Once God has spoken; twice have I heard this: power belongs to God.- Psalm 62:11
When I was young I learned to pray “thy will be done” and it unnerved me. Some things I were praying were too important to leave up to God’s will, I thought. What if God’s will for me wasn’t what I wanted? What I needed? But I was told that God’s will for me is better than whatever I’d want for myself, even if it might include some pain. So I kept praying “thy will be done” until I grew more comfortable with giving it all up to God.
It can be unnerving to realize that power does not belong to us, but power belongs to God. If power belongs to us, then things are in our control. We can make the world as we would want it, we could make our lives as we would want them. But it doesn’t take too long to realize that we are not, and cannot, be in control. All the power in the world is not enough to make our wills and whims come to fruition.
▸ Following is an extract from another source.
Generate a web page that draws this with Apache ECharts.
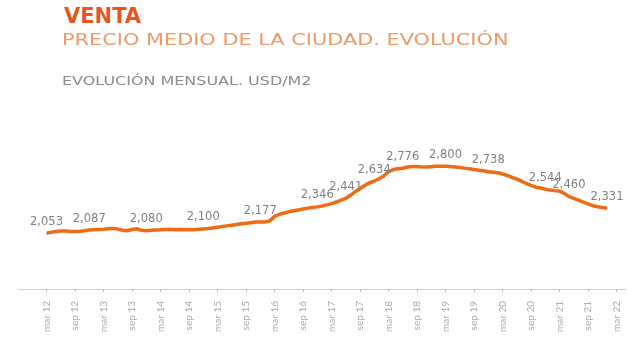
<!DOCTYPE html>
<html>
<head>
<meta charset="utf-8">
<script src="https://cdn.jsdelivr.net/npm/echarts@6/dist/echarts.min.js"></script>
<style>html,body{margin:0;padding:0;background:#fff}#c{width:640px;height:338px}</style>
</head>
<body>
<div id="c"></div>
<script>
// Month names (Spanish)
const monthNames = ["ene","feb","mar","abr","may","jun","jul","ago","sep","oct","nov","dic"];
// Axis categories span from sep 11 to may 22 (monthly); data starts mar 12
const axisStart = { year: 2011, month: 8 };   // sep 11
const axisCount = 129;
const dataStart = "mar 12";
// Tick labels shown on the axis
const tickLabels = ["mar 12","sep 12","mar 13","sep 13","mar 14","sep 14","mar 15","sep 15","mar 16","sep 16",
  "mar 17","sep 17","mar 18","sep 18","mar 19","sep 19","mar 20","sep 20","mar 21","sep 21","mar 22"];
// Monthly price, USD/m2, mar 12 .. ene 22
const prices = [
  2053,2062,2072,2078,2076,2072,2070,2074,2080,2087,2090,2093,
  2096,2102,2106,2098,2086,2080,2094,2102,2084,2080,2085,2088,
  2090,2094,2096,2092,2094,2092,2090,2092,2096,2100,2104,2110,
  2118,2126,2134,2142,2150,2158,2163,2170,2176,2177,2178,2190,
  2240,2262,2278,2290,2302,2312,2322,2332,2340,2346,2356,2368,
  2382,2400,2420,2441,2475,2515,2550,2585,2615,2634,2660,2690,
  2740,2762,2772,2776,2790,2796,2796,2792,2790,2794,2798,2800,
  2800,2796,2790,2784,2778,2770,2762,2754,2748,2738,2733,2727,
  2712,2696,2676,2655,2632,2608,2585,2565,2556,2544,2533,2527,
  2522,2497,2460,2440,2420,2398,2380,2360,2348,2338,2331
];
// Months whose value is printed on the chart
const labeledMonths = ["mar 12","dic 12","dic 13","dic 14","dic 15","dic 16","jun 17","dic 17",
  "jun 18","mar 19","dic 19","dic 20","may 21","ene 22"];

const categories = [];
for (let i = 0; i < axisCount; i++) {
  const t = axisStart.month + i;
  const y = axisStart.year + Math.floor(t / 12);
  categories.push(monthNames[t % 12] + " " + String(y % 100).padStart(2, "0"));
}
const offset = categories.indexOf(dataStart);
const seriesData = categories.map((c, i) => {
  const k = i - offset;
  return (k >= 0 && k < prices.length) ? prices[k] : null;
});
const tickSet = new Set(tickLabels);
const labelSet = new Set(labeledMonths);

const chart = echarts.init(document.getElementById('c'), null, { renderer: 'canvas' });
chart.setOption({
  animation: false,
  backgroundColor: '#fff',
  title: [
    { text: 'VENTA', left: 59, top: 2,
      textStyle: { color: '#e8561e', fontSize: 21, fontWeight: 'bold', fontFamily: 'DejaVu Sans' } }
  ],
  graphic: [
    { type: 'text', x: 62, y: 34, scaleX: 1.39, silent: true,
      style: { text: 'PRECIO MEDIO DE LA CIUDAD. EVOLUCIÓN', fill: '#eb9a68',
        font: 'normal 15px "DejaVu Sans"', textVerticalAlign: 'top' } },
    { type: 'text', x: 62, y: 75, scaleX: 1.277, silent: true,
      style: { text: 'EVOLUCIÓN MENSUAL. USD/M2', fill: '#8a8a8a',
        font: 'normal 12.5px "DejaVu Sans"', textVerticalAlign: 'top' } }
  ],
  grid: { left: 18, right: 14, top: 100.7, bottom: 49, containLabel: false },
  xAxis: {
    type: 'category', data: categories, boundaryGap: false,
    axisLine: { lineStyle: { color: '#cfcfcf', width: 1 } },
    axisTick: { show: true, length: 3, lineStyle: { color: '#bbb' },
      interval: (i, v) => tickSet.has(v) },
    axisLabel: { rotate: 90, margin: 12, color: '#aaa', fontSize: 10, fontFamily: 'Lato',
      interval: (i, v) => tickSet.has(v) },
    splitLine: { show: false }
  },
  yAxis: { type: 'value', min: 1430, max: 3530, show: false, splitLine: { show: false } },
  series: [{
    type: 'line', data: seriesData, connectNulls: false,
    symbol: 'circle', symbolSize: 1, showSymbol: true, showAllSymbol: true,
    itemStyle: { color: '#ef6b14' },
    lineStyle: { color: '#ef6b14', width: 3.5 },
    label: {
      show: true, position: 'top', distance: 5, color: '#808080', fontSize: 11.5, fontFamily: 'DejaVu Sans',
      formatter: p => labelSet.has(p.name) ? p.value.toLocaleString('en-US') : ''
    }
  }]
});
</script>
</body>
</html>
Just ask the President of the United States. Every president is surprised by their own constraints.
At a time when things seem to be so out of hand, we can put our troubles and worries in God’s hands. Though we do not have the power to shape the world according to our whims, God has the power to make and destroy. But God’s power is not an arbitrary power, it is a power he always wields for the good of those who love him. (Rom. 8:28) It is a power grounded in love. And we know his love for us when we see Jesus on his cross. Even now, we are told, Jesus is trampling down his enemies and “The last enemy to be destroyed is death.” (1 Cor. 15:26)
It’s hard not taking matters into our own hands. But some things were never in our hands to begin with. So God asks us to lay our worries at his feet, that he may put them in his hands. In the end all power is his. “For thine is the Kingdom, and the power, and the glory, forever and ever. Amen.”